- **REQUIRED WORK**: Copy down all of the data underneath, exactly as shown.

- **DATA SEGMENT**:
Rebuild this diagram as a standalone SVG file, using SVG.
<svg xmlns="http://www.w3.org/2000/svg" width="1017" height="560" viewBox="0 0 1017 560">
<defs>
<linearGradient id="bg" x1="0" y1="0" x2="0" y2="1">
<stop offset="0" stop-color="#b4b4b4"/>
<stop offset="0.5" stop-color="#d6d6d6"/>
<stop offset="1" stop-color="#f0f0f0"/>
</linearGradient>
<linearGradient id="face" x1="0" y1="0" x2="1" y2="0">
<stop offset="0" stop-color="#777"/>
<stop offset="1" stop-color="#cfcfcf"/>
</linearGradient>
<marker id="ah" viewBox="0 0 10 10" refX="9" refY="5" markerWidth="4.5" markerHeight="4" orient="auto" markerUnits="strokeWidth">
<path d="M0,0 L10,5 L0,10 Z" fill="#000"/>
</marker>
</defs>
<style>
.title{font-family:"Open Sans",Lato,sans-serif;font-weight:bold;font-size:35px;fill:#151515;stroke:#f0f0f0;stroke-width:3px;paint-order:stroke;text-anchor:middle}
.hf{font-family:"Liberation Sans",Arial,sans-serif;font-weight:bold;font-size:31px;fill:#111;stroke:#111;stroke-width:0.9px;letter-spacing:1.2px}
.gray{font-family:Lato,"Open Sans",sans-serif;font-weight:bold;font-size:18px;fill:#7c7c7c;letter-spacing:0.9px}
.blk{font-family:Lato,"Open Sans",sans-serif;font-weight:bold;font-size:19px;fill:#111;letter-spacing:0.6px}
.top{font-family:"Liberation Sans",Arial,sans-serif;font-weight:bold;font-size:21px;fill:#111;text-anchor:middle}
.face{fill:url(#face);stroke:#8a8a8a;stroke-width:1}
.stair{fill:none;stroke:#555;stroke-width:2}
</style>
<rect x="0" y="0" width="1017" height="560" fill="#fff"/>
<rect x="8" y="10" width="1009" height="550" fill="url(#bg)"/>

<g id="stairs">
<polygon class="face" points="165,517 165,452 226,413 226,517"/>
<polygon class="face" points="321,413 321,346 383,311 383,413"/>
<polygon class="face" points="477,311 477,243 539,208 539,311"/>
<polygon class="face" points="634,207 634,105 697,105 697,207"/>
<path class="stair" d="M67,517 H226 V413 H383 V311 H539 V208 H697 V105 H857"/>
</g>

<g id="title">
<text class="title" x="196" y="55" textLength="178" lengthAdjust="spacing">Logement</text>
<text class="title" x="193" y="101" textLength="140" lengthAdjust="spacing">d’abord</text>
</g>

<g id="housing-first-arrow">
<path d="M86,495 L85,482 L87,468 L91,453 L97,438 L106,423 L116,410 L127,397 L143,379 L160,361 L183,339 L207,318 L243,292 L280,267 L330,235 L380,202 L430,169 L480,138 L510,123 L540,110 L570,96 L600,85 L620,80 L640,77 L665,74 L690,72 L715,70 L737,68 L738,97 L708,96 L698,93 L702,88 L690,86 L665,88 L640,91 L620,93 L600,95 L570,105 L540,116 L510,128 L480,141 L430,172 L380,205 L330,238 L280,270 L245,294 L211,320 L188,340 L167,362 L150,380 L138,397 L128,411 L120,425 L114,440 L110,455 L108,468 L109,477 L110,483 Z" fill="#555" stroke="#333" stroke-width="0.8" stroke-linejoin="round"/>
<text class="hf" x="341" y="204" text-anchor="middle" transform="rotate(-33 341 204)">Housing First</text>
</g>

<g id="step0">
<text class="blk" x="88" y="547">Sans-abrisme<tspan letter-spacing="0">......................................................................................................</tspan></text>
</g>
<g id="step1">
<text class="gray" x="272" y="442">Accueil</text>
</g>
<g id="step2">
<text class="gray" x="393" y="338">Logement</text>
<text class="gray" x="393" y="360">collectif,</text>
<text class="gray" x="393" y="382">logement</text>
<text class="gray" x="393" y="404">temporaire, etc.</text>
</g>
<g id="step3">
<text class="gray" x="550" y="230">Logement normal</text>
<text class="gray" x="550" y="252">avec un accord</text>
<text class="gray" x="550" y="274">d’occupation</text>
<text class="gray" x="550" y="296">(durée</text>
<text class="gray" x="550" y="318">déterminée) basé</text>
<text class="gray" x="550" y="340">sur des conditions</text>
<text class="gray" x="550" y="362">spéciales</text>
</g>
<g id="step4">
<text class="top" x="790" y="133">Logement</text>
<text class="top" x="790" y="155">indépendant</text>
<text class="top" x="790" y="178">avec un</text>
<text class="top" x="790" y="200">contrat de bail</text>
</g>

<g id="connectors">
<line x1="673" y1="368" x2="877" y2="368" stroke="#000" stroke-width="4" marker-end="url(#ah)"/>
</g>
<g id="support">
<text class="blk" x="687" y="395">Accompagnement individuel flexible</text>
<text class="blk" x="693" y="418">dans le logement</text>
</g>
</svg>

- **OUTPUT**:
Rebuild this diagram as a standalone SVG file, using SVG.
<svg xmlns="http://www.w3.org/2000/svg" width="1017" height="560" viewBox="0 0 1017 560">
<defs>
<linearGradient id="bg" x1="0" y1="0" x2="0" y2="1">
<stop offset="0" stop-color="#b4b4b4"/>
<stop offset="0.5" stop-color="#d6d6d6"/>
<stop offset="1" stop-color="#f0f0f0"/>
</linearGradient>
<linearGradient id="face" x1="0" y1="0" x2="1" y2="0">
<stop offset="0" stop-color="#777"/>
<stop offset="1" stop-color="#cfcfcf"/>
</linearGradient>
<marker id="ah" viewBox="0 0 10 10" refX="9" refY="5" markerWidth="4.5" markerHeight="4" orient="auto" markerUnits="strokeWidth">
<path d="M0,0 L10,5 L0,10 Z" fill="#000"/>
</marker>
</defs>
<style>
.title{font-family:"Open Sans",Lato,sans-serif;font-weight:bold;font-size:35px;fill:#151515;stroke:#f0f0f0;stroke-width:3px;paint-order:stroke;text-anchor:middle}
.hf{font-family:"Liberation Sans",Arial,sans-serif;font-weight:bold;font-size:31px;fill:#111;stroke:#111;stroke-width:0.9px;letter-spacing:1.2px}
.gray{font-family:Lato,"Open Sans",sans-serif;font-weight:bold;font-size:18px;fill:#7c7c7c;letter-spacing:0.9px}
.blk{font-family:Lato,"Open Sans",sans-serif;font-weight:bold;font-size:19px;fill:#111;letter-spacing:0.6px}
.top{font-family:"Liberation Sans",Arial,sans-serif;font-weight:bold;font-size:21px;fill:#111;text-anchor:middle}
.face{fill:url(#face);stroke:#8a8a8a;stroke-width:1}
.stair{fill:none;stroke:#555;stroke-width:2}
</style>
<rect x="0" y="0" width="1017" height="560" fill="#fff"/>
<rect x="8" y="10" width="1009" height="550" fill="url(#bg)"/>

<g id="stairs">
<polygon class="face" points="165,517 165,452 226,413 226,517"/>
<polygon class="face" points="321,413 321,346 383,311 383,413"/>
<polygon class="face" points="477,311 477,243 539,208 539,311"/>
<polygon class="face" points="634,207 634,105 697,105 697,207"/>
<path class="stair" d="M67,517 H226 V413 H383 V311 H539 V208 H697 V105 H857"/>
</g>

<g id="title">
<text class="title" x="196" y="55" textLength="178" lengthAdjust="spacing">Logement</text>
<text class="title" x="193" y="101" textLength="140" lengthAdjust="spacing">d’abord</text>
</g>

<g id="housing-first-arrow">
<path d="M86,495 L85,482 L87,468 L91,453 L97,438 L106,423 L116,410 L127,397 L143,379 L160,361 L183,339 L207,318 L243,292 L280,267 L330,235 L380,202 L430,169 L480,138 L510,123 L540,110 L570,96 L600,85 L620,80 L640,77 L665,74 L690,72 L715,70 L737,68 L738,97 L708,96 L698,93 L702,88 L690,86 L665,88 L640,91 L620,93 L600,95 L570,105 L540,116 L510,128 L480,141 L430,172 L380,205 L330,238 L280,270 L245,294 L211,320 L188,340 L167,362 L150,380 L138,397 L128,411 L120,425 L114,440 L110,455 L108,468 L109,477 L110,483 Z" fill="#555" stroke="#333" stroke-width="0.8" stroke-linejoin="round"/>
<text class="hf" x="341" y="204" text-anchor="middle" transform="rotate(-33 341 204)">Housing First</text>
</g>

<g id="step0">
<text class="blk" x="88" y="547">Sans-abrisme<tspan letter-spacing="0">......................................................................................................</tspan></text>
</g>
<g id="step1">
<text class="gray" x="272" y="442">Accueil</text>
</g>
<g id="step2">
<text class="gray" x="393" y="338">Logement</text>
<text class="gray" x="393" y="360">collectif,</text>
<text class="gray" x="393" y="382">logement</text>
<text class="gray" x="393" y="404">temporaire, etc.</text>
</g>
<g id="step3">
<text class="gray" x="550" y="230">Logement normal</text>
<text class="gray" x="550" y="252">avec un accord</text>
<text class="gray" x="550" y="274">d’occupation</text>
<text class="gray" x="550" y="296">(durée</text>
<text class="gray" x="550" y="318">déterminée) basé</text>
<text class="gray" x="550" y="340">sur des conditions</text>
<text class="gray" x="550" y="362">spéciales</text>
</g>
<g id="step4">
<text class="top" x="790" y="133">Logement</text>
<text class="top" x="790" y="155">indépendant</text>
<text class="top" x="790" y="178">avec un</text>
<text class="top" x="790" y="200">contrat de bail</text>
</g>

<g id="connectors">
<line x1="673" y1="368" x2="877" y2="368" stroke="#000" stroke-width="4" marker-end="url(#ah)"/>
</g>
<g id="support">
<text class="blk" x="687" y="395">Accompagnement individuel flexible</text>
<text class="blk" x="693" y="418">dans le logement</text>
</g>
</svg>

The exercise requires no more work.